The highly influential global neuronal workspace theory, for example, suggests a mental state is conscious when it is widely broadcast to other processes in the brain. After all, our conscious experiences are typically those we can use to guide our reasoning or action: this is largely why clinicians take an intentional response to an external stimulus to indicate it has been consciously registered. And even if these motor effectors are disabled, the preservation of this kind of ‘broadband’ cognition is a strong indicator of phenomenal experience.

Indeed, a recent Nature Reviews article suggests ‘[c]overt consciousness likely represents the residual ability of the brain to integrate information across multiple functional systems.’ The takeaway message is clear. Conscious experiences arise when information is broadcast outside of the primary brain areas where it was initially processed. Focusing on reflexive processing in areas like the premotor cortex, then, is misplaced in attempting to detect subjective experience. Current understanding tells us to look elsewhere.

Diagnoses of consciousness should instead focus on establishing the intact structure and functioning of the neural substrates underlying higher-level integrative functions in the brain. That likely means the prefrontal cortex, with its bundle of long-range neurons that form a distributed network across the brain. When this circuit is behaving properly its neurons are kept fit for long-range projections by electrical input from deeper in the midbrain.

Dysfunction in this distributed network, by contrast, would result if the resting electric charge of its neurons was disrupted. Intriguingly, this results in changes in neuronal firing patterns at rest that can be detected using neuroimaging techniques such as electroencephalography (EEG). Assessing the integrity of these high-level neuronal structures could offer a far more sophisticated diagnosis of a patient’s level of conscious experience.

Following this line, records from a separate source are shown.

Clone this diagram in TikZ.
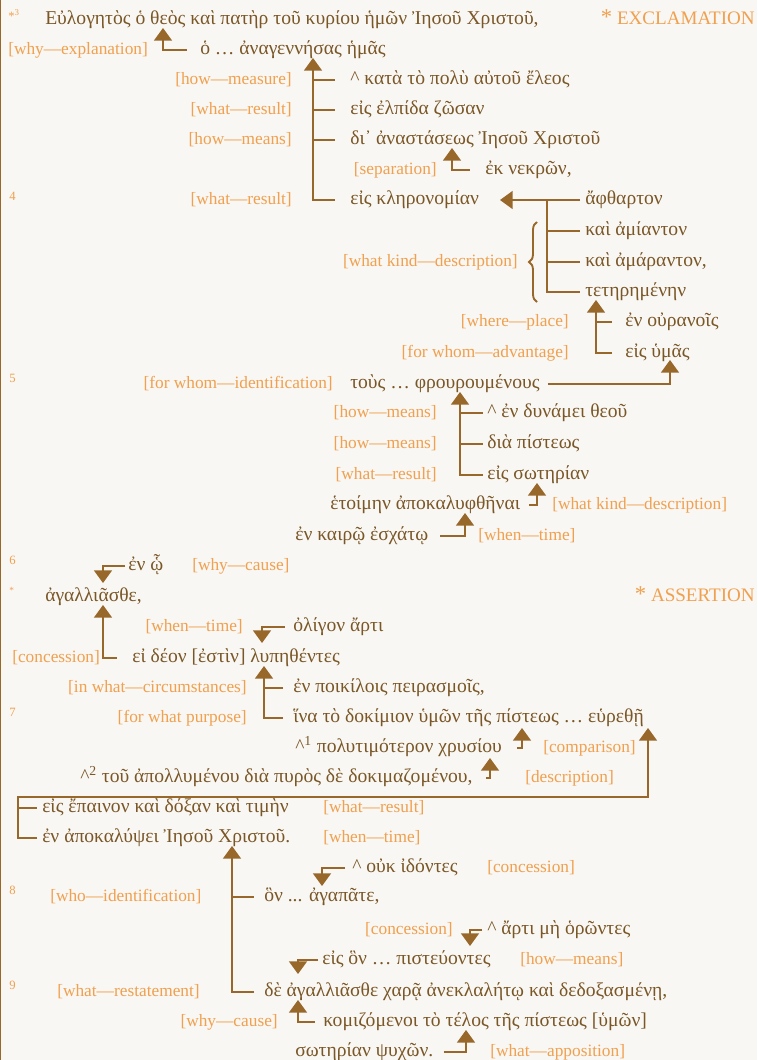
\documentclass[tikz,border=0pt]{standalone}
\usepackage{fontspec}
\setmainfont{Liberation Serif}
\usetikzlibrary{arrows.meta,calc,decorations.pathreplacing}
\definecolor{cBg}{HTML}{F9F7F3}
\definecolor{cGreek}{HTML}{7A5727}
\definecolor{cLabel}{HTML}{F0A04E}
\definecolor{cLine}{HTML}{98682A}
\begin{document}
\begin{tikzpicture}[x=0.75pt,y=-0.75pt,
  grk/.style={anchor=west,inner sep=0pt,text height=10pt,text depth=3.5pt,font=\fontsize{14.7}{16}\selectfont,text=cGreek},
  lbw/.style={anchor=west,inner sep=0pt,text height=9.5pt,text depth=3pt,font=\fontsize{13}{15}\selectfont,text=cLabel},
  lbe/.style={lbw,anchor=east},
  vnum/.style={anchor=west,inner sep=0pt,font=\fontsize{9.5}{10}\selectfont,text=cLabel},
  conn/.style={draw=cLine,line width=1.2pt},
  arr/.style={conn,-{Triangle[width=13.5pt,length=9.5pt]}}]
\useasboundingbox (0,0) rectangle (757,1060);
\fill[cBg] (0,0) rectangle (757,1060);
\draw[cLine,line width=1pt] (0.6,0) -- (0.6,1060);

% verse numbers and headings
\node[vnum] (v3) at (8,15) {*\textsuperscript{3}};
\node[lbe,font=\fontsize{14.3}{15}\selectfont] (hEx) at (755,20) {{\fontsize{17}{15}\selectfont *} EXCLAMATION};
\node[vnum] (v4) at (9,196) {4};
\node[vnum] (v5) at (9,378) {5};
\node[vnum] (v6) at (9,560) {6};
\node[vnum,font=\fontsize{7}{8}\selectfont] (vs) at (9,590) {*};
\node[lbe,font=\fontsize{14.3}{15}\selectfont] (hAs) at (755,597) {{\fontsize{17}{15}\selectfont *} ASSERTION};
\node[vnum] (v7) at (9,712) {7};
\node[vnum] (v8) at (9,890) {8};
\node[vnum] (v9) at (9,985) {9};

% Greek text
\node[grk] (g1) at (45,20) {Εὐλογητὸς ὁ θεὸς καὶ πατὴρ τοῦ κυρίου ἡμῶν Ἰησοῦ Χριστοῦ,};
\node[grk] (g2) at (200,50) {ὁ … ἀναγεννήσας ἡμᾶς};
\node[grk] (g3) at (350,80) {\textasciicircum{} κατὰ τὸ πολὺ αὐτοῦ ἔλεος};
\node[grk] (g4) at (350,110) {εἰς ἐλπίδα ζῶσαν};
\node[grk] (g5) at (350,140) {δι᾽ ἀναστάσεως Ἰησοῦ Χριστοῦ};
\node[grk] (g6) at (485,170) {ἐκ νεκρῶν,};
\node[grk] (g7) at (350,200) {εἰς κληρονομίαν};
\node[grk] (g8) at (585,200) {ἄφθαρτον};
\node[grk] (g9) at (585,231) {καὶ ἀμίαντον};
\node[grk] (g10) at (585,262) {καὶ ἀμάραντον,};
\node[grk] (g11) at (585,292) {τετηρημένην};
\node[grk] (g12) at (625,322) {ἐν οὐρανοῖς};
\node[grk] (g13) at (625,353) {εἰς ὑμᾶς};
\node[grk] (g14) at (350,384) {τοὺς … φρουρουμένους};
\node[grk] (g15) at (487,413) {\textasciicircum{} ἐν δυνάμει θεοῦ};
\node[grk] (g16) at (487,444) {διὰ πίστεως};
\node[grk] (g17) at (487,475) {εἰς σωτηρίαν};
\node[grk] (g18) at (330,505) {ἑτοίμην ἀποκαλυφθῆναι};
\node[grk] (g19) at (295,536) {ἐν καιρῷ ἐσχάτῳ};
\node[grk] (g20) at (128,566) {ἐν ᾧ};
\node[grk] (g21) at (45,597) {ἀγαλλιᾶσθε,};
\node[grk] (g22) at (293,627) {ὀλίγον ἄρτι};
\node[grk] (g23) at (132,658) {εἰ δέον [ἐστὶν] λυπηθέντες};
\node[grk] (g24) at (293,688) {ἐν ποικίλοις πειρασμοῖς,};
\node[grk] (g25) at (293,718) {ἵνα τὸ δοκίμιον ὑμῶν τῆς πίστεως … εὑρεθῇ};
\node[grk] (g26) at (295,748) {\textasciicircum\textsuperscript{1} πολυτιμότερον χρυσίου};
\node[grk] (g27) at (80,778) {\textasciicircum\textsuperscript{2} τοῦ ἀπολλυμένου διὰ πυρὸς δὲ δοκιμαζομένου,};
\node[grk] (g28) at (42,808) {εἰς ἔπαινον καὶ δόξαν καὶ τιμὴν};
\node[grk] (g29) at (42,838) {ἐν ἀποκαλύψει Ἰησοῦ Χριστοῦ.};
\node[grk] (g30) at (352,868) {\textasciicircum{} οὐκ ἰδόντες};
\node[grk] (g31) at (264,897) {ὃν ... ἀγαπᾶτε,};
\node[grk] (g32) at (487,930) {\textasciicircum{} ἄρτι μὴ ὁρῶντες};
\node[grk] (g33) at (322,960) {εἰς ὃν … πιστεύοντες};
\node[grk] (g34) at (264,992) {δὲ ἀγαλλιᾶσθε χαρᾷ ἀνεκλαλήτῳ καὶ δεδοξασμένῃ,};
\node[grk] (g35) at (323,1022) {κομιζόμενοι τὸ τέλος τῆς πίστεως [ὑμῶν]};
\node[grk] (g36) at (295,1052) {σωτηρίαν ψυχῶν.};

% labels
\node[lbw] (l1) at (8,50) {[why—explanation]};
\node[lbe] (l2) at (292,80) {[how—measure]};
\node[lbe] (l3) at (292,110) {[what—result]};
\node[lbe] (l4) at (292,140) {[how—means]};
\node[lbe] (l5) at (437,170) {[separation]};
\node[lbe] (l6) at (292,200) {[what—result]};
\node[lbe] (l7) at (518,262) {[what kind—description]};
\node[lbe] (l8) at (569,322) {[where—place]};
\node[lbe] (l9) at (569,353) {[for whom—advantage]};
\node[lbe] (l10) at (333,384) {[for whom—identification]};
\node[lbe] (l11) at (437,413) {[how—means]};
\node[lbe] (l12) at (437,444) {[how—means]};
\node[lbe] (l13) at (437,475) {[what—result]};
\node[lbw] (l14) at (552,505) {[what kind—description]};
\node[lbw] (l15) at (478,536) {[when—time]};
\node[lbw] (l16) at (192,566) {[why—cause]};
\node[lbe] (l17) at (243,627) {[when—time]};
\node[lbw] (l18) at (12,658) {[concession]};
\node[lbe] (l19) at (247,688) {[in what—circumstances]};
\node[lbe] (l20) at (247,718) {[for what purpose]};
\node[lbw] (l21) at (543,748) {[comparison]};
\node[lbw] (l22) at (525,778) {[description]};
\node[lbw] (l23) at (323,808) {[what—result]};
\node[lbw] (l24) at (323,838) {[when—time]};
\node[lbw] (l25) at (487,868) {[concession]};
\node[lbw] (l26) at (50,897) {[who—identification]};
\node[lbe] (l27) at (453,930) {[concession]};
\node[lbw] (l28) at (520,960) {[how—means]};
\node[lbw] (l29) at (57,992) {[what—restatement]};
\node[lbe] (l30) at (278,1022) {[why—cause]};
\node[lbw] (l31) at (490,1052) {[what—apposition]};

% arrow tips / junctions
\coordinate (a1) at (163,28);
\coordinate (a2) at (313,58);
\coordinate (a3) at (452,148);
\coordinate (a4) at (500,200);
\coordinate (b4) at (547,200);
\coordinate (a5) at (596,300);
\coordinate (a6) at (670,360);
\coordinate (a7) at (460,392);
\coordinate (a8) at (537,483);
\coordinate (a9) at (465,513);
\coordinate (a10) at (103,583);
\coordinate (a11) at (103,605);
\coordinate (a12) at (262,643);
\coordinate (a13) at (264,666);
\coordinate (a14) at (522,728);
\coordinate (a15) at (490,758);
\coordinate (a16) at (648,728);
\coordinate (k16) at (18,797);
\coordinate (a17) at (232,846);
\coordinate (a18) at (322,886);
\coordinate (a19) at (470,946);
\coordinate (a20) at (298,974);
\coordinate (a21) at (298,1000);
\coordinate (a22) at (466,1030);

% connectors
\draw[arr] ($(g2.west)+(-13,0)$) -| (a1);
\draw[arr] ($(g7.west)+(-15,0)$) -| (a2);
\draw[conn] ($(g3.west)+(-15,0)$) -- (g3.west -| a2);
\draw[conn] ($(g4.west)+(-15,0)$) -- (g4.west -| a2);
\draw[conn] ($(g5.west)+(-15,0)$) -- (g5.west -| a2);
\draw[arr] ($(g6.west)+(-15,0)$) -| (a3);
\draw[arr] ($(g8.west)+(-5,0)$) -- (a4);
\draw[conn] (b4) |- ($(g11.west)+(-5,0)$);
\draw[conn] ($(g9.west)+(-5,0)$) -- (g9.west -| b4);
\draw[conn] ($(g10.west)+(-5,0)$) -- (g10.west -| b4);
\draw[decorate,decoration={brace,amplitude=6pt},draw=cLine,line width=1.4pt] (537,302) -- (537,222);
\draw[arr] ($(g13.west)+(-13,0)$) -| (a5);
\draw[conn] ($(g12.west)+(-13,0)$) -- (g12.west -| a5);
\draw[arr] ($(g14.east)+(8,0)$) -| (a6);
\draw[arr] ($(g17.west)+(-4,0)$) -| (a7);
\draw[conn] ($(g15.west)+(-4,0)$) -- (g15.west -| a7);
\draw[conn] ($(g16.west)+(-4,0)$) -- (g16.west -| a7);
\draw[arr] ($(g18.east)+(9,0)$) -| (a8);
\draw[arr] ($(g19.east)+(12,0)$) -| (a9);
\draw[arr] ($(g20.west)+(-3,0)$) -| (a10);
\draw[arr] ($(g23.west)+(-15,0)$) -| (a11);
\draw[arr] ($(g22.west)+(-8,0)$) -| (a12);
\draw[arr] ($(g25.west)+(-10,0)$) -| (a13);
\draw[conn] ($(g24.west)+(-10,0)$) -- (g24.west -| a13);
\draw[arr] ($(g26.east)+(15,0)$) -| (a14);
\draw[arr] ($(g27.east)+(13,0)$) -| (a15);
\draw[arr] ($(g29.west)+(-5,0)$) -| (k16) -| (a16);
\draw[conn] ($(g28.west)+(-5,0)$) -- (g28.west -| k16);
\draw[arr] ($(g34.west)+(-10,0)$) -| (a17);
\draw[conn] ($(g31.west)+(-10,0)$) -- (g31.west -| a17);
\draw[arr] ($(g30.west)+(-7,0)$) -| (a18);
\draw[arr] ($(g32.west)+(-5,0)$) -| (a19);
\draw[arr] ($(g33.west)+(-4,0)$) -| (a20);
\draw[arr] ($(g35.west)+(-8,0)$) -| (a21);
\draw[arr] ($(g36.east)+(10,0)$) -| (a22);
\end{tikzpicture}
\end{document}
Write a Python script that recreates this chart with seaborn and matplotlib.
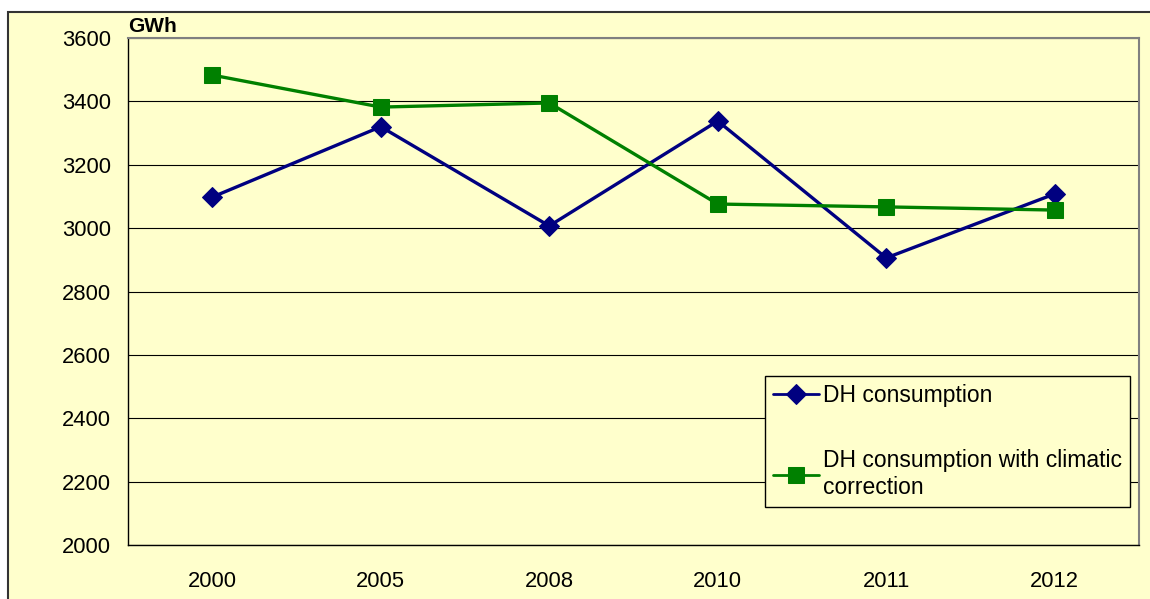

The ethereal nature of consciousness will always introduce an element of guesswork into these judgments. But given the stakes of getting them right, we owe it to patients and their families to be as accurate as we can. Current techniques that look for localised brain activity following motor imagery tasks are really a shot in the dark. That being said, a more sophisticated understanding of consciousness and its neural basis is out there. We could be doing better.